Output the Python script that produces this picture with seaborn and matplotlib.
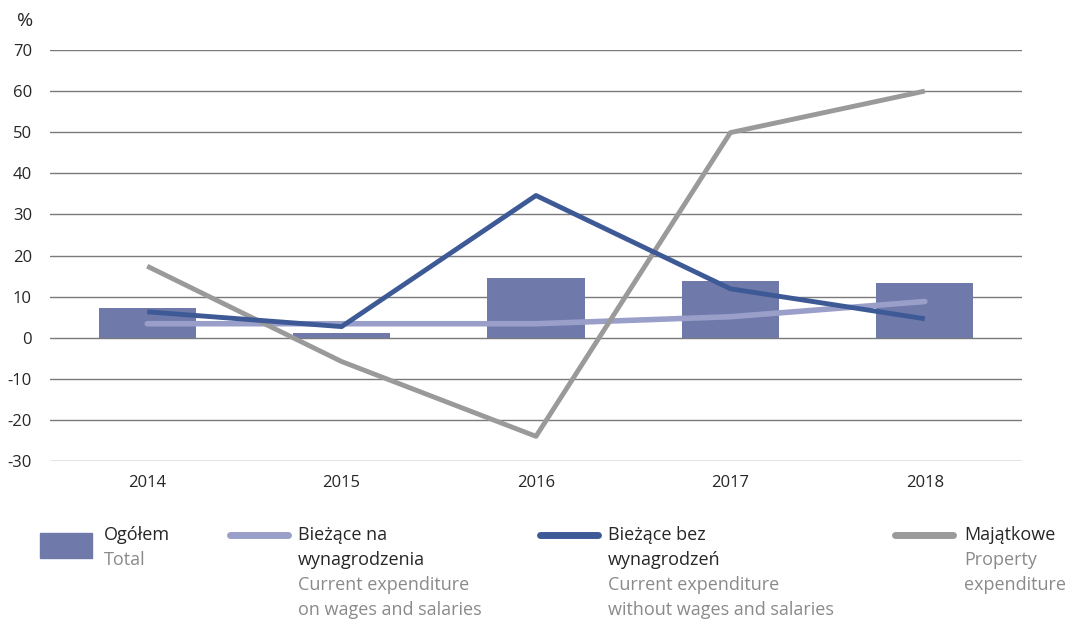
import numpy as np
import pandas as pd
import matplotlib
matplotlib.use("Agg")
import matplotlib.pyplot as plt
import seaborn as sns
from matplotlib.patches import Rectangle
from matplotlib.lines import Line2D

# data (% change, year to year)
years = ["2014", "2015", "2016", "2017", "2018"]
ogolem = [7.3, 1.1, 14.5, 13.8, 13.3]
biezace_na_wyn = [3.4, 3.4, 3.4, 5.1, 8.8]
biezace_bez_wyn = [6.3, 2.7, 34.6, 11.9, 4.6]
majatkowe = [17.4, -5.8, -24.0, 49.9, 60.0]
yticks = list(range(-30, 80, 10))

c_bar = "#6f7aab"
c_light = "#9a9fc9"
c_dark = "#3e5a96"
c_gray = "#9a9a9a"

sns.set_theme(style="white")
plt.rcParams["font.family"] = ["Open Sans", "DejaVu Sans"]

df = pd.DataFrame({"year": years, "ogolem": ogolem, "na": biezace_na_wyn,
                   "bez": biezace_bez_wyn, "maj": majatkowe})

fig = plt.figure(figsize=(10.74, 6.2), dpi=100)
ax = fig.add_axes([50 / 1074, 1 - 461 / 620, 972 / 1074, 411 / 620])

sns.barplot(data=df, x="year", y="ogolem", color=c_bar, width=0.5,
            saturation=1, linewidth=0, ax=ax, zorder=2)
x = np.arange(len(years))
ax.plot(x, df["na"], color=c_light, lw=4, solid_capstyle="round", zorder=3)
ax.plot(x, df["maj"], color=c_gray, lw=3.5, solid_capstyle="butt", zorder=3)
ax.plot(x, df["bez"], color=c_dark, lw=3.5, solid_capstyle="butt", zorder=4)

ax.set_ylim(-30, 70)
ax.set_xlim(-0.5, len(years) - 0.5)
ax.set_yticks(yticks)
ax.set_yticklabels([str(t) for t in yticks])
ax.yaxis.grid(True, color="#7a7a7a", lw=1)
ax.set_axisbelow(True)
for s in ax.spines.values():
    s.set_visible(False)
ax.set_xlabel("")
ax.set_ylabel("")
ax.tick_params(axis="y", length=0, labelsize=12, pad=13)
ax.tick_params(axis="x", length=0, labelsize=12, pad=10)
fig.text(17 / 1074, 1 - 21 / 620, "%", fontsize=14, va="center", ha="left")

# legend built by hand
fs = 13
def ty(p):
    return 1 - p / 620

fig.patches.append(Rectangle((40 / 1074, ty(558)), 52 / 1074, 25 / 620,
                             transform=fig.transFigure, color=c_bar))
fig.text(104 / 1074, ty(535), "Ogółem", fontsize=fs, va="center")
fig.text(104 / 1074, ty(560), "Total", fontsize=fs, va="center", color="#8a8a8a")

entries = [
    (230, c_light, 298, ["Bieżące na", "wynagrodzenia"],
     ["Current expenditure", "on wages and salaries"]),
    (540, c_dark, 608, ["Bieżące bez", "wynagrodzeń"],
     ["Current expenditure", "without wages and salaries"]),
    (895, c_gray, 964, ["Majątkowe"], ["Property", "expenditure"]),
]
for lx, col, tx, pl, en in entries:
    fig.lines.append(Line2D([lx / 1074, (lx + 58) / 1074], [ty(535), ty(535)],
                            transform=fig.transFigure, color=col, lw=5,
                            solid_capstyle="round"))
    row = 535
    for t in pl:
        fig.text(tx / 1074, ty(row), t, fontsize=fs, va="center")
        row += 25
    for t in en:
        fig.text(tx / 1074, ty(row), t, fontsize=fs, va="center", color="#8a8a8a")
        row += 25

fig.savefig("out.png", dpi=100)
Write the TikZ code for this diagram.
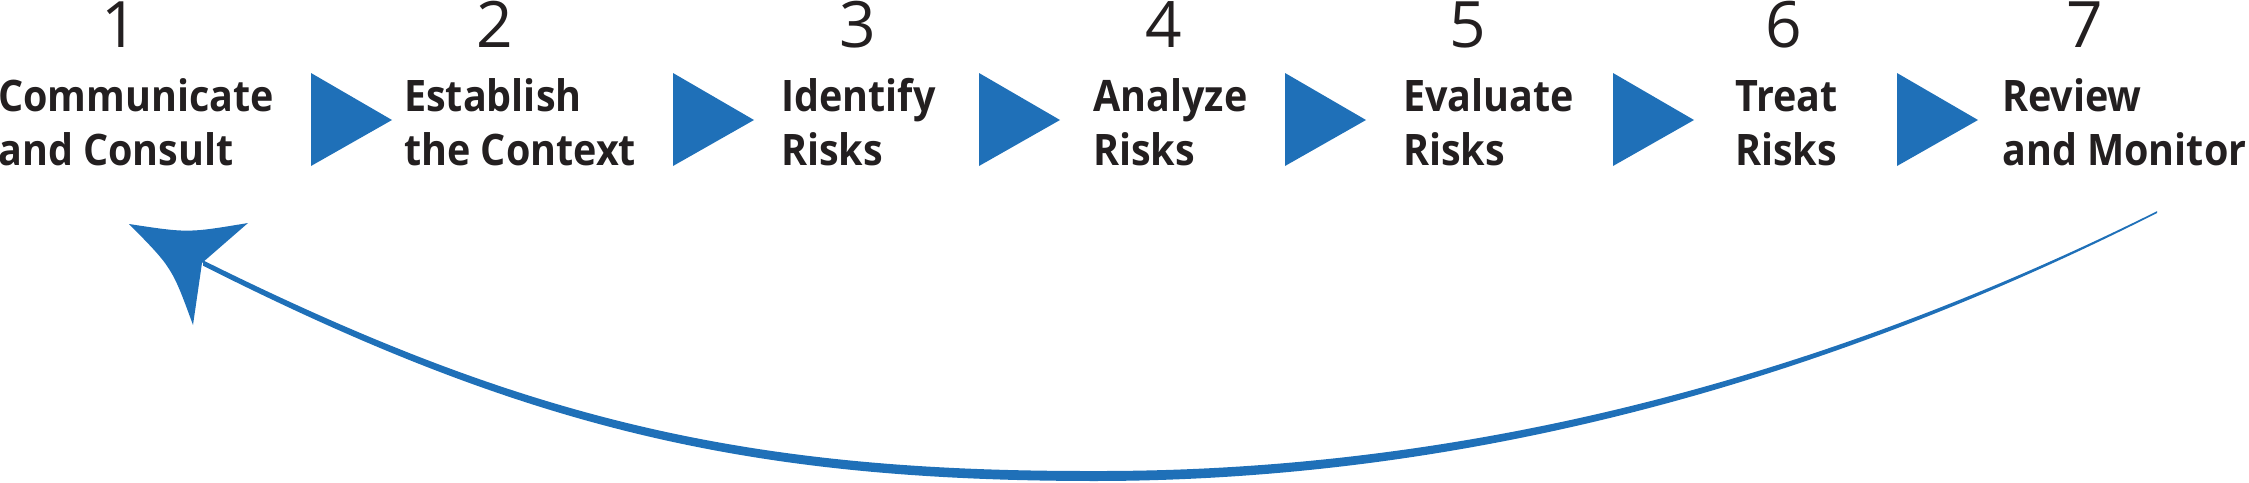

* * * * * * *

Leave the images out, please, and restate each line word for word.

Output the Python script that produces this picture with seaborn and matplotlib.
import numpy as np
import pandas as pd
import matplotlib
matplotlib.use("Agg")
import matplotlib.pyplot as plt
import seaborn as sns
from matplotlib.patches import Rectangle
from matplotlib.lines import Line2D

# data (% change, year to year)
years = ["2014", "2015", "2016", "2017", "2018"]
ogolem = [7.3, 1.1, 14.5, 13.8, 13.3]
biezace_na_wyn = [3.4, 3.4, 3.4, 5.1, 8.8]
biezace_bez_wyn = [6.3, 2.7, 34.6, 11.9, 4.6]
majatkowe = [17.4, -5.8, -24.0, 49.9, 60.0]
yticks = list(range(-30, 80, 10))

c_bar = "#6f7aab"
c_light = "#9a9fc9"
c_dark = "#3e5a96"
c_gray = "#9a9a9a"

sns.set_theme(style="white")
plt.rcParams["font.family"] = ["Open Sans", "DejaVu Sans"]

df = pd.DataFrame({"year": years, "ogolem": ogolem, "na": biezace_na_wyn,
                   "bez": biezace_bez_wyn, "maj": majatkowe})

fig = plt.figure(figsize=(10.74, 6.2), dpi=100)
ax = fig.add_axes([50 / 1074, 1 - 461 / 620, 972 / 1074, 411 / 620])

sns.barplot(data=df, x="year", y="ogolem", color=c_bar, width=0.5,
            saturation=1, linewidth=0, ax=ax, zorder=2)
x = np.arange(len(years))
ax.plot(x, df["na"], color=c_light, lw=4, solid_capstyle="round", zorder=3)
ax.plot(x, df["maj"], color=c_gray, lw=3.5, solid_capstyle="butt", zorder=3)
ax.plot(x, df["bez"], color=c_dark, lw=3.5, solid_capstyle="butt", zorder=4)

ax.set_ylim(-30, 70)
ax.set_xlim(-0.5, len(years) - 0.5)
ax.set_yticks(yticks)
ax.set_yticklabels([str(t) for t in yticks])
ax.yaxis.grid(True, color="#7a7a7a", lw=1)
ax.set_axisbelow(True)
for s in ax.spines.values():
    s.set_visible(False)
ax.set_xlabel("")
ax.set_ylabel("")
ax.tick_params(axis="y", length=0, labelsize=12, pad=13)
ax.tick_params(axis="x", length=0, labelsize=12, pad=10)
fig.text(17 / 1074, 1 - 21 / 620, "%", fontsize=14, va="center", ha="left")

# legend built by hand
fs = 13
def ty(p):
    return 1 - p / 620

fig.patches.append(Rectangle((40 / 1074, ty(558)), 52 / 1074, 25 / 620,
                             transform=fig.transFigure, color=c_bar))
fig.text(104 / 1074, ty(535), "Ogółem", fontsize=fs, va="center")
fig.text(104 / 1074, ty(560), "Total", fontsize=fs, va="center", color="#8a8a8a")

entries = [
    (230, c_light, 298, ["Bieżące na", "wynagrodzenia"],
     ["Current expenditure", "on wages and salaries"]),
    (540, c_dark, 608, ["Bieżące bez", "wynagrodzeń"],
     ["Current expenditure", "without wages and salaries"]),
    (895, c_gray, 964, ["Majątkowe"], ["Property", "expenditure"]),
]
for lx, col, tx, pl, en in entries:
    fig.lines.append(Line2D([lx / 1074, (lx + 58) / 1074], [ty(535), ty(535)],
                            transform=fig.transFigure, color=col, lw=5,
                            solid_capstyle="round"))
    row = 535
    for t in pl:
        fig.text(tx / 1074, ty(row), t, fontsize=fs, va="center")
        row += 25
    for t in en:
        fig.text(tx / 1074, ty(row), t, fontsize=fs, va="center", color="#8a8a8a")
        row += 25

fig.savefig("out.png", dpi=100)
Write the TikZ code for this diagram.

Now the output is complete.